The principal character, Raman, is depicted in third person, but we are rarely outside his head: the world is shown as he sees it, and his vision is limited. He is very characteristic of the figures who populate Narayan’s novels: as Naipaul put it, Narayan’s novels are full of “small men, small schemes, big talk, limited means”. Raman is the “painter of signs” of the title – a title that invites us to search for a metaphorical interpretation, but then, rather teasingly, refuses to make any such interpretation obvious. For a painter of signs is literally what he is. He paints signs for small businesses in the fictional town of Malgudi. But he is an artist. Or, at least, a craftsman who believes in the importance of his work, and takes it seriously. In the early pages, we follow Raman dealing with various eccentric customers, and the gentle wit and subtle humour of the writing reassure us that we are indeed in an enchanted and enchanting fictional world.
But the sense of security is a false one. Raman is a bachelor, living with an aged aunt, and he is – should we choose to look beneath the surface charm – clearly sexually frustrated.
Then, Raman meets with, and, although he doesn’t quite realise it himself, falls in love with, a newcomer to town, Daisy – an unusual Western name for an Indian. She is independent, and is working on a government scheme promoting birth control. (This novel was published in 1976, during the Emergency declared by Indira Gandhi, and birth control was then very high on the agenda.) And, to go with her un-Indian name, she is also very independent: disciplined, strong-willed, business-like, and unattached. In a strongly patriarchal society, a young woman, on her own, looking after herself unaided and unintimidated, was something of a rarity.
She employs Raman to paint various signs for her campaign, and soon, he finds himself accompanying her on tours around various remote villages, as she speaks to massed assemblies of strangers on the intimate details of birth control with unembarrassed and business-like frankness. There is much comic potential in all this, of course, but Narayan is careful not to overdo it: his humour, as ever, is subtle, and subtlety frequently demands understatement. And anyway, Narayan has more important matters in mind.

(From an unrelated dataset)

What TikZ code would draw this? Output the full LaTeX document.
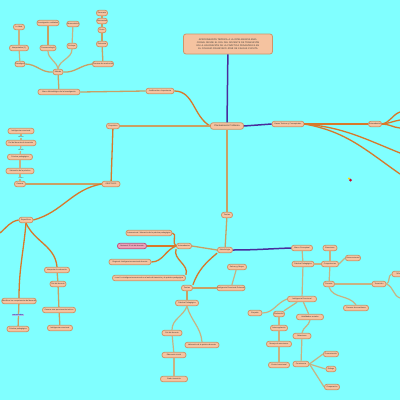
\documentclass[tikz,border=0pt]{standalone}
\usepackage{fontspec}
\setmainfont{Liberation Sans}
\definecolor{bg}{HTML}{80FFFF}
\definecolor{nodef}{HTML}{F5C3A0}
\definecolor{nodeb}{HTML}{CF9468}
\definecolor{orn}{HTML}{D8782A}
\definecolor{tan}{HTML}{C9A064}
\definecolor{ltan}{HTML}{C8B282}
\definecolor{purp}{HTML}{4A2C9C}
\definecolor{pinkf}{HTML}{EBA2B8}
\definecolor{pinkb}{HTML}{C24E7C}
\tikzset{
  nd/.style={draw=nodeb, fill=nodef, rounded corners=2.5pt, line width=0.8pt,
    minimum height=5.5pt, inner sep=0.3pt, font=\fontsize{1.9}{2.2}\selectfont, text=black!80},
  wd/.style={minimum width=#1pt},
  oc/.style={draw=orn, line width=1.3pt},
  tc/.style={draw=tan, line width=1.3pt},
  lc/.style={draw=ltan, line width=1.2pt},
  pc/.style={draw=purp, line width=1.5pt},
  lab/.style={font=\fontsize{1.9}{2.2}\selectfont, text=black!70, inner sep=0.2pt}
}
\begin{document}
\begin{tikzpicture}[x=1pt,y=-1pt]
\fill[bg] (0,0) rectangle (400,400);
\useasboundingbox (0,0) rectangle (400,400);

% ---------- main ----------
\node[nd, minimum width=89pt, minimum height=20pt, text width=82pt, align=center, font=\fontsize{2.3}{2.9}\selectfont] (title) at (228,44)
 {APROXIMACIÓN TEÓRICA A LA INTELIGENCIA EMOCIONAL DESDE EL ROL DEL DOCENTE DE TRANSICIÓN EN LA VALORACIÓN DE LA PRÁCTICA PEDAGÓGICA EN EL COLEGIO FRANCISCO JOSÉ DE CALDAS CÚCUTA};
\node[nd, wd=33, minimum height=6.5pt, font=\fontsize{2.3}{2.6}\selectfont] (plan) at (227,126) {Planteamiento Problema};
\node[nd, wd=28] (just) at (160,91) {Justificación e Importancia};
\node[nd, wd=13] (prop) at (113,126) {Propósitos};
\node[nd, wd=18] (obj) at (111,184) {OBJETIVOS};
\node[nd, wd=32] (bases) at (288,124) {Bases Teóricas y Conceptuales};
\node[nd, wd=13] (ante) at (375,124) {Antecedentes};
\node[nd, wd=11] (teo) at (227,215) {Teorías};
\node[nd, wd=15] (estr) at (225,250) {Metodología};

% ---------- top-left cluster ----------
\node[nd, wd=42] (m0) at (59,92) {Marco Metodológico de la Investigación};
\node[nd, wd=10] (m1) at (58,72) {Método};
\node[nd, wd=10] (a1) at (20,64) {Paradigma};
\node[nd, wd=19] (a2) at (19,48) {Interpretativo (1)};
\node[nd, wd=11] (a3) at (19,27) {Lo Ideal};
\node[nd, wd=16] (b1) at (48,48) {Fenomenología};
\node[nd, wd=22] (b2) at (48,23) {Investigación cualitativa};
\node[nd, wd=10] (c1) at (72,46) {Enfoque};
\node[nd, wd=11] (c2) at (73,24) {Hermenéutico};
\node[nd, wd=21] (d1) at (103,64) {Técnicas de recolección};
\node[nd, wd=11] (d2) at (102,44) {Entrevista};
\node[nd, wd=8] (d3) at (102,30) {Guion};
\node[nd, wd=10] (d4) at (102,21) {Informantes};
\node[nd, wd=11] (d5) at (102,13) {Escenario};

% ---------- left column ----------
\node[nd, wd=26] (l1) at (21,131) {Inteligencia emocional};
\node[nd, wd=30] (l2) at (21,143) {Rol del docente de transición};
\node[nd, wd=25] (l3) at (20,157) {Práctica pedagógica};
\node[nd, wd=28] (l4) at (20,171) {Valoración de la práctica};
\node[nd, wd=11] (l5) at (20,184) {General};

% ---------- lower-left ----------
\node[nd, wd=14] (cat) at (26,220) {Específicos};
\node[nd, wd=33] (e1) at (19,301) {Identificar las competencias del docente};
\node[nd, wd=22] (e2) at (18,329) {Práctica pedagógica};
\node[nd, wd=25] (f1) at (57,270) {Interpretar la valoración};
\node[nd, wd=16] (f2) at (58,284) {Rol del docente};
\node[nd, wd=33] (f3) at (59,310) {Generar una aproximación teórica};
\node[nd, wd=25] (f4) at (60,328) {Inteligencia emocional};

% ---------- center lower ----------
\node[nd, wd=15] (ant2) at (184,246) {Antecedentes};
\node[nd, wd=46] (g1) at (149,233) {Internacional: Valoración de la práctica pedagógica};
\node[nd, wd=29, fill=pinkf, draw=pinkb] (g2) at (132,246) {Nacional: El rol del docente};
\node[nd, wd=42] (g3) at (130,262) {Regional: Inteligencia emocional docente};
\node[nd, wd=73] (g4) at (149,278) {Local: La inteligencia emocional en el aula de transición y la práctica pedagógica};
\node[nd, wd=11] (h1) at (187,288) {Teorías};
\node[nd, wd=28] (h2) at (231,288) {Inteligencia Emocional Goleman};
\node[nd, wd=19] (h3) at (237,267) {Salovey y Mayer};
\node[nd, wd=23] (h4) at (187,303) {Práctica Pedagógica};
\node[nd, wd=20] (h5) at (172,333) {Rol del docente};
\node[nd, wd=34] (h6) at (202,345) {Valoración de la práctica docente};
\node[nd, wd=24] (h7) at (174,355) {Educación inicial};
\node[nd, wd=27] (h8) at (174,379) {Grado transición};

% ---------- right lower ----------
\node[nd, wd=21] (r1) at (302,248) {Marco Conceptual};
\node[nd, wd=22] (r2) at (303,264) {Práctica Pedagógica};
\node[nd, wd=14] (r3) at (330,248) {Emociones};
\node[nd, wd=17] (r4) at (330,264) {Competencias};
\node[nd, wd=15] (r5) at (353,258) {Autoconciencia};
\node[nd, wd=11] (r6) at (329,284) {Docente};
\node[nd, wd=14] (r7) at (379,284) {Transición};
\node[nd, wd=14] (r8) at (399,274) {Niños};
\node[nd, wd=25] (r9) at (356,308) {Proceso de enseñanza};
\node[nd, wd=29] (s0) at (302,299) {Inteligencia Emocional};
\node[nd, wd=14] (s1) at (255,313) {Empatía};
\node[nd, wd=11] (s2) at (279,314) {Motivación};
\node[nd, wd=27] (s3) at (310,317) {Habilidades sociales};
\node[nd, wd=17] (s4) at (279,328) {Autorregulación};
\node[nd, wd=25] (s5) at (279,344) {Manejo de emociones};
\node[nd, wd=21] (s6) at (279,365) {Control emocional};
\node[nd, wd=18] (s7) at (302,336) {Relaciones};
\node[nd, wd=16] (s8) at (301,364) {Convivencia};
\node[nd, wd=15] (s9) at (331,354) {Comunicación};
\node[nd, wd=10] (s10) at (331,369) {Diálogo};
\node[nd, wd=15] (s11) at (332,387) {Cooperación};

% small marker
\fill[yellow!80!orange] (349,178.5) circle (1.2pt);
\fill[purple!70!red] (350.5,180) circle (1.5pt);

% free ends
\coordinate (fa) at (400,112);
\coordinate (fb) at (400,120);
\coordinate (fc) at (400,128);
\coordinate (fd) at (400,153);
\coordinate (fe) at (400,174);
\coordinate (ff) at (0,233);
\coordinate (fg) at (400,298);

% ---------- connectors ----------
\draw[pc] (title) -- (plan);
\draw[pc] (plan.east) -- (bases.west);
\draw[pc] (estr.east) to[out=0,in=182] (r1.west);
\draw[oc] (bases.east) -- (ante.west);
\draw[oc] (ante.east) to[out=10,in=200] (fa);
\draw[oc] (ante.east) to[out=5,in=190] (fb);
\draw[oc] (ante.east) to[out=0,in=175] (fc);
\draw[oc] (bases.east) to[out=-5,in=158] (fd);
\draw[oc] (bases.east) to[out=-10,in=145] (fe);
\draw[oc] (just.east) to[out=0,in=150] (plan.west);
\draw[tc] (m0.east) -- (just.west);
\draw[tc] (prop.east) -- (plan.west);
\draw[oc] (prop) -- (obj);
\draw[tc] (plan) -- (teo);
\draw[tc] (teo) -- (estr);

% top-left
\draw[tc] (m1) -- (m0);
\draw[tc] (m1.west) to[out=185,in=0] (a1.east);
\draw[lc] (m1.north) to[out=100,in=-90] (b1.south);
\draw[lc] (m1.north) to[out=80,in=-90] (c1.south);
\draw[tc] (m1.east) to[out=-5,in=185] (d1.west);
\draw[lc] (a1) -- (a2);
\draw[lc] (a2) -- (a3);
\draw[tc] (b1) -- (b2);
\draw[lc] (c1) -- (c2);
\draw[tc] (d1) -- (d2);
\draw[tc] (d2) -- (d3);
\draw[tc] (d3) -- (d4);
\draw[tc] (d4) -- (d5);

% left column
\draw[lc] (l1) -- (l2);
\draw[lc] (l2) -- (l3);
\draw[lc] (l3) -- (l4);
\draw[lc] (l4) -- (l5);
\draw[tc] (l5.east) -- (obj.west);
\node[lab, fill=bg] at (21,137) {define};
\node[lab, fill=bg] at (21,150) {desde};
\node[lab, fill=bg] at (21,178) {cómo};

% lower-left
\draw[oc] (obj.west) to[out=190,in=15] (cat.east);
\draw[oc] (cat.west) to[out=190,in=40] (ff);
\draw[oc] (cat.south) to[out=-95,in=90] (e1.north);
\draw[tc] (e1) -- (e2);
\node[lab, text=blue!60!black, fill=cyan!50!blue!35] at (18,315) {emocionales};
\draw[oc] (cat.south) to[out=-65,in=95] (f1.north);
\draw[tc] (f1) -- (f2);
\draw[tc] (f2) -- (f3);
\draw[tc] (f3) -- (f4);

% center lower
\draw[tc] (ant2.east) -- (estr.west);
\draw[oc] (ant2.west) to[out=160,in=0] (g1.east);
\draw[oc] (ant2.west) -- (g2.east);
\draw[oc] (ant2.west) to[out=200,in=0] (g3.east);
\draw[oc] (ant2.south west) to[out=-110,in=70] (g4.north east);
\draw[oc] (estr.south west) to[out=220,in=70] (h1.north east);
\draw[tc] (h1) -- (h2);
\draw[lc] (h2) -- (h3);
\draw[tc] (h1) -- (h4);
\draw[lc] (h4.south) to[out=-110,in=90] (h5.north);
\draw[lc] (h4.south) to[out=-75,in=95] (h6.north);
\draw[lc] (h5) -- (h7);
\draw[lc] (h7) -- (h8);

% right lower
\draw[lc] (r1) -- (r2);
\draw[lc] (r2) -- (r4);
\draw[lc] (r4) -- (r3);
\draw[lc] (r4.east) -- (r5.west);
\draw[lc] (r4) -- (r6);
\draw[lc] (r6.east) -- (r7.west);
\draw[lc] (r7.east) to[out=20,in=200] (r8.west);
\draw[lc] (r7.east) to[out=-20,in=160] (fg);
\draw[lc] (r6.south) to[out=-70,in=125] (r9.north);
\draw[lc] (r2) -- (s0);
\draw[lc] (s0.west) to[out=200,in=0] (s1.east);
\draw[lc] (s0) -- (s2);
\draw[lc] (s0) -- (s3);
\draw[lc] (s2) -- (s4);
\draw[lc] (s4) -- (s5);
\draw[lc] (s5) -- (s6);
\draw[lc] (s3.south) to[out=-100,in=80] (s7.north);
\draw[lc] (s7) -- (s8);
\draw[lc] (s8.east) -- (s9.west);
\draw[lc] (s8.east) -- (s10.west);
\draw[lc] (s8.east) -- (s11.west);
\end{tikzpicture}
\end{document}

For Raman is clearly attracted to her, although it is unclear whether this is love – as those who insist on seeing this as a “bittersweet love story” will have it – or a manifestation of his unfulfilled sexual desire. But when he fantasises about her, as he frequently does, he – rather pathetically given his somewhat feeble personality – imagines Daisy as someone dependent on him. For this, after all, is what he has unwittingly absorbed in the society in which he has grown up: woman is weak, and man, being the stronger, protects woman; and hence, woman is dependent on man; and hence, so should Daisy be dependent on him. The very notion of the strong-willed and determined Daisy being dependent upon a milksop like Raman is, of course, absurd, but Raman does not see the absurdity of it. Until, one night, the fantasy of Daisy being dependent upon him slips over into a fantasy of Daisy being dominated by him, and he tries to rape her. She, alert to the situation, gives him the slip; and even if she hadn’t, it seems unlikely that Raman would have had the strength to get the better of her. But that’s hardly the point: the intention was there. Whatever idea we may have had till now of this being a “bittersweet love story” is here shattered.
Raman almost immediately regrets his attempt. When he meets Daisy again, he is shamefaced. But so wrapped up is he in his own self, so unaware is he of Daisy as an autonomous being, that, quite without irony, he thanks her for saving him from himself: it hardly occurs to him that saving him must surely have been the last thing on Daisy’s mind.
We find out later about Daisy’s past. She had, even as a child, rebelled against the stifling patriarchy of her family background, and, rather than be married off, had run away. She had been taken up by a Christian mission, and had adopted the Western name Daisy – after a flower that does not even grow in India. Just as Raman never really gets to know her as a person, neither does he, or we, the readers, get to know her real name. She is determined to be independent, and yet, if we read between the lines, she is also lonely. And for some time, she sees in Raman a possible solution – as someone who, despite the weaknesses of his character, could provide, if nothing else, companionship. Raman, of course, leaps at the chance offered: by this stage, he is obsessed with her. His aged aunt, a devout lady, is horrified: not only would he (most likely) be breaking caste by such a marriage, he would also be breaking religion – for surely a woman with an un-Indian name like Daisy must be a Christian! Rather than tolerate this, she asks to go on pilgrimage to the source of the sacred Ganges, expecting, given her advanced years, never to return. Raman raises no objection: far from it – he offers his own money to help her. And in any case, it’s barely “marriage” that he and Daisy are planning: Raman has found some ancient Hindu form of marriage that does not require a ceremony – what we would nowadays simply describe as a couple “shacking up together”. But it has the imprimatur of the Hindu religion itself, and that’s good enough for Raman.
Of course, it is hardly to be expected that things eventually work out. It’s all too complex. Lovers meet, lovers part … it is, I suppose, a “bittersweet love story” after all. There is certainly a tremendous sadness and sense of desolation about it all, especially towards the end. And there is, as ever with Narayan, compassion for his characters. Raman, after all, is no villain: the patriarchy that he has grown up with, and has unwittingly absorbed, has damaged him, and he cannot even recognise, let alone understand, the deep frustrations pent up within himself. And there’s Daisy, determined, intelligent, but doomed forever to be lonely. For all the humour, it’s a tremendously sad novel.
Bittersweet love story? Quirky and whimsical romance? Yes, I suppose it is, in its own way, all of these things. But that hardly seem adequate to describe so wise and so subtle, and, indeed, so disturbing a novel as this.